- [Work instructions] Return the listing below exactly, with the pictures dropped.

=-=-=-=-=

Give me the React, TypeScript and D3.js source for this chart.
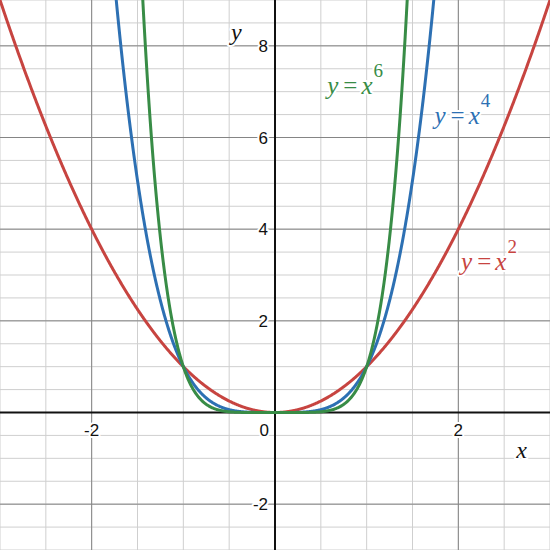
import React from "react";
import * as d3 from "d3";

const SIZE = 550;

const X_DOMAIN = [-3, 3];
const Y_DOMAIN = [-3, 9];
const X_TICKS = [-2, 2];
const Y_TICKS = [-2, 2, 4, 6, 8];
const MINOR_STEP = 0.5;
const MAJOR_STEP = 2;

// exponent of each curve y = x^n
const POWERS = [2, 4, 6];
const COLORS = ["#c74440", "#2d70b3", "#388c46"];
// where each curve's label sits, in data units
const LABEL_X = [2.03, 1.74, 0.57];
const LABEL_Y = [3.1, 6.3, 6.95];

const App = () => {
  const x = d3.scaleLinear().domain(X_DOMAIN).range([0, SIZE]);
  const y = d3.scaleLinear().domain(Y_DOMAIN).range([SIZE, 0]);

  const minorX = d3.range(X_DOMAIN[0], X_DOMAIN[1] + 0.001, MINOR_STEP);
  const minorY = d3.range(Y_DOMAIN[0], Y_DOMAIN[1] + 0.001, MINOR_STEP);
  const majorX = d3.range(-2, 3, MAJOR_STEP).filter((v) => v !== 0);
  const majorY = d3.range(-2, 9, MAJOR_STEP).filter((v) => v !== 0);

  const xs = d3.range(-3, 3.0001, 0.005);
  const line = d3
    .line<number[]>()
    .x((d) => x(d[0]))
    .y((d) => y(d[1]))
    .defined((d) => d[1] < 12);

  const halo = {
    stroke: "white",
    strokeWidth: 4,
    paintOrder: "stroke" as const,
    strokeLinejoin: "round" as const,
  };

  return (
    <svg
      width={SIZE}
      height={SIZE}
      style={{ position: "absolute", left: 0, top: 0, background: "white" }}
    >
      <rect width={SIZE} height={SIZE} fill="white" />
      <g>
        {minorX.map((v) => (
          <line key={"mx" + v} x1={x(v)} x2={x(v)} y1={0} y2={SIZE} stroke="#cfcfcf" strokeWidth={1} />
        ))}
        {minorY.map((v) => (
          <line key={"my" + v} y1={y(v)} y2={y(v)} x1={0} x2={SIZE} stroke="#cfcfcf" strokeWidth={1} />
        ))}
        {majorX.map((v) => (
          <line key={"Mx" + v} x1={x(v)} x2={x(v)} y1={0} y2={SIZE} stroke="#858585" strokeWidth={1} />
        ))}
        {majorY.map((v) => (
          <line key={"My" + v} y1={y(v)} y2={y(v)} x1={0} x2={SIZE} stroke="#858585" strokeWidth={1} />
        ))}
      </g>
      <line x1={x(0)} x2={x(0)} y1={0} y2={SIZE} stroke="#111" strokeWidth={2} />
      <line y1={y(0)} y2={y(0)} x1={0} x2={SIZE} stroke="#111" strokeWidth={2} />

      <g fontFamily="'Liberation Sans', Arial, sans-serif" fontSize={17} fill="#111" style={halo}>
        {X_TICKS.map((v) => (
          <text key={"xt" + v} x={x(v)} y={y(0) + 23} textAnchor="middle">
            {v < 0 ? "-" + Math.abs(v) : v}
          </text>
        ))}
        <text x={x(0) - 6} y={y(0) + 23} textAnchor="end">0</text>
        {Y_TICKS.map((v) => (
          <text key={"yt" + v} x={x(0) - 7} y={y(v) + 6} textAnchor="end">
            {v < 0 ? "-" + Math.abs(v) : v}
          </text>
        ))}
      </g>

      <g fill="none" strokeWidth={3} strokeLinejoin="round">
        {POWERS.map((p, i) => (
          <path
            key={"c" + p}
            d={line(xs.map((v) => [v, Math.pow(v, p)])) || ""}
            stroke={COLORS[i]}
          />
        ))}
      </g>

      <g fontFamily="'Liberation Serif', 'Times New Roman', serif" style={halo}>
        <text x={x(0) - 44} y={y(8) - 6} fontSize={24} fontStyle="italic" fill="#111">y</text>
        <text x={x(2.6) + 3} y={y(0) + 45} fontSize={24} fontStyle="italic" fill="#111">x</text>
        {POWERS.map((p, i) => (
          <text key={"l" + p} x={x(LABEL_X[i])} y={y(LABEL_Y[i])} fontSize={25} fill={COLORS[i]}>
            <tspan fontStyle="italic">y</tspan>
            <tspan dx={5}>=</tspan>
            <tspan dx={4} fontStyle="italic">x</tspan>
            <tspan dx={1} dy={-17} fontSize={19}>{p}</tspan>
          </text>
        ))}
      </g>
    </svg>
  );
};

export default App;
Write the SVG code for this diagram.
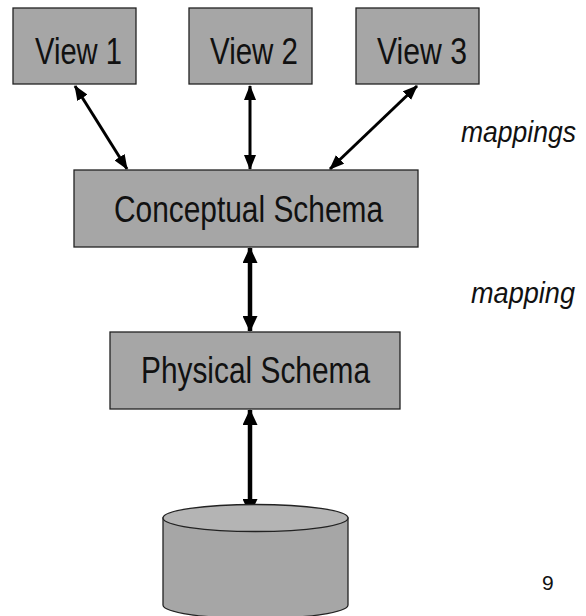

=-=-=-=-=

- [Output below]
Give me the React, TypeScript and D3.js source for this chart.
import React from "react";
import * as d3 from "d3";

const SIZE = 550;

const X_DOMAIN = [-3, 3];
const Y_DOMAIN = [-3, 9];
const X_TICKS = [-2, 2];
const Y_TICKS = [-2, 2, 4, 6, 8];
const MINOR_STEP = 0.5;
const MAJOR_STEP = 2;

// exponent of each curve y = x^n
const POWERS = [2, 4, 6];
const COLORS = ["#c74440", "#2d70b3", "#388c46"];
// where each curve's label sits, in data units
const LABEL_X = [2.03, 1.74, 0.57];
const LABEL_Y = [3.1, 6.3, 6.95];

const App = () => {
  const x = d3.scaleLinear().domain(X_DOMAIN).range([0, SIZE]);
  const y = d3.scaleLinear().domain(Y_DOMAIN).range([SIZE, 0]);

  const minorX = d3.range(X_DOMAIN[0], X_DOMAIN[1] + 0.001, MINOR_STEP);
  const minorY = d3.range(Y_DOMAIN[0], Y_DOMAIN[1] + 0.001, MINOR_STEP);
  const majorX = d3.range(-2, 3, MAJOR_STEP).filter((v) => v !== 0);
  const majorY = d3.range(-2, 9, MAJOR_STEP).filter((v) => v !== 0);

  const xs = d3.range(-3, 3.0001, 0.005);
  const line = d3
    .line<number[]>()
    .x((d) => x(d[0]))
    .y((d) => y(d[1]))
    .defined((d) => d[1] < 12);

  const halo = {
    stroke: "white",
    strokeWidth: 4,
    paintOrder: "stroke" as const,
    strokeLinejoin: "round" as const,
  };

  return (
    <svg
      width={SIZE}
      height={SIZE}
      style={{ position: "absolute", left: 0, top: 0, background: "white" }}
    >
      <rect width={SIZE} height={SIZE} fill="white" />
      <g>
        {minorX.map((v) => (
          <line key={"mx" + v} x1={x(v)} x2={x(v)} y1={0} y2={SIZE} stroke="#cfcfcf" strokeWidth={1} />
        ))}
        {minorY.map((v) => (
          <line key={"my" + v} y1={y(v)} y2={y(v)} x1={0} x2={SIZE} stroke="#cfcfcf" strokeWidth={1} />
        ))}
        {majorX.map((v) => (
          <line key={"Mx" + v} x1={x(v)} x2={x(v)} y1={0} y2={SIZE} stroke="#858585" strokeWidth={1} />
        ))}
        {majorY.map((v) => (
          <line key={"My" + v} y1={y(v)} y2={y(v)} x1={0} x2={SIZE} stroke="#858585" strokeWidth={1} />
        ))}
      </g>
      <line x1={x(0)} x2={x(0)} y1={0} y2={SIZE} stroke="#111" strokeWidth={2} />
      <line y1={y(0)} y2={y(0)} x1={0} x2={SIZE} stroke="#111" strokeWidth={2} />

      <g fontFamily="'Liberation Sans', Arial, sans-serif" fontSize={17} fill="#111" style={halo}>
        {X_TICKS.map((v) => (
          <text key={"xt" + v} x={x(v)} y={y(0) + 23} textAnchor="middle">
            {v < 0 ? "-" + Math.abs(v) : v}
          </text>
        ))}
        <text x={x(0) - 6} y={y(0) + 23} textAnchor="end">0</text>
        {Y_TICKS.map((v) => (
          <text key={"yt" + v} x={x(0) - 7} y={y(v) + 6} textAnchor="end">
            {v < 0 ? "-" + Math.abs(v) : v}
          </text>
        ))}
      </g>

      <g fill="none" strokeWidth={3} strokeLinejoin="round">
        {POWERS.map((p, i) => (
          <path
            key={"c" + p}
            d={line(xs.map((v) => [v, Math.pow(v, p)])) || ""}
            stroke={COLORS[i]}
          />
        ))}
      </g>

      <g fontFamily="'Liberation Serif', 'Times New Roman', serif" style={halo}>
        <text x={x(0) - 44} y={y(8) - 6} fontSize={24} fontStyle="italic" fill="#111">y</text>
        <text x={x(2.6) + 3} y={y(0) + 45} fontSize={24} fontStyle="italic" fill="#111">x</text>
        {POWERS.map((p, i) => (
          <text key={"l" + p} x={x(LABEL_X[i])} y={y(LABEL_Y[i])} fontSize={25} fill={COLORS[i]}>
            <tspan fontStyle="italic">y</tspan>
            <tspan dx={5}>=</tspan>
            <tspan dx={4} fontStyle="italic">x</tspan>
            <tspan dx={1} dy={-17} fontSize={19}>{p}</tspan>
          </text>
        ))}
      </g>
    </svg>
  );
};

export default App;
Write the SVG code for this diagram.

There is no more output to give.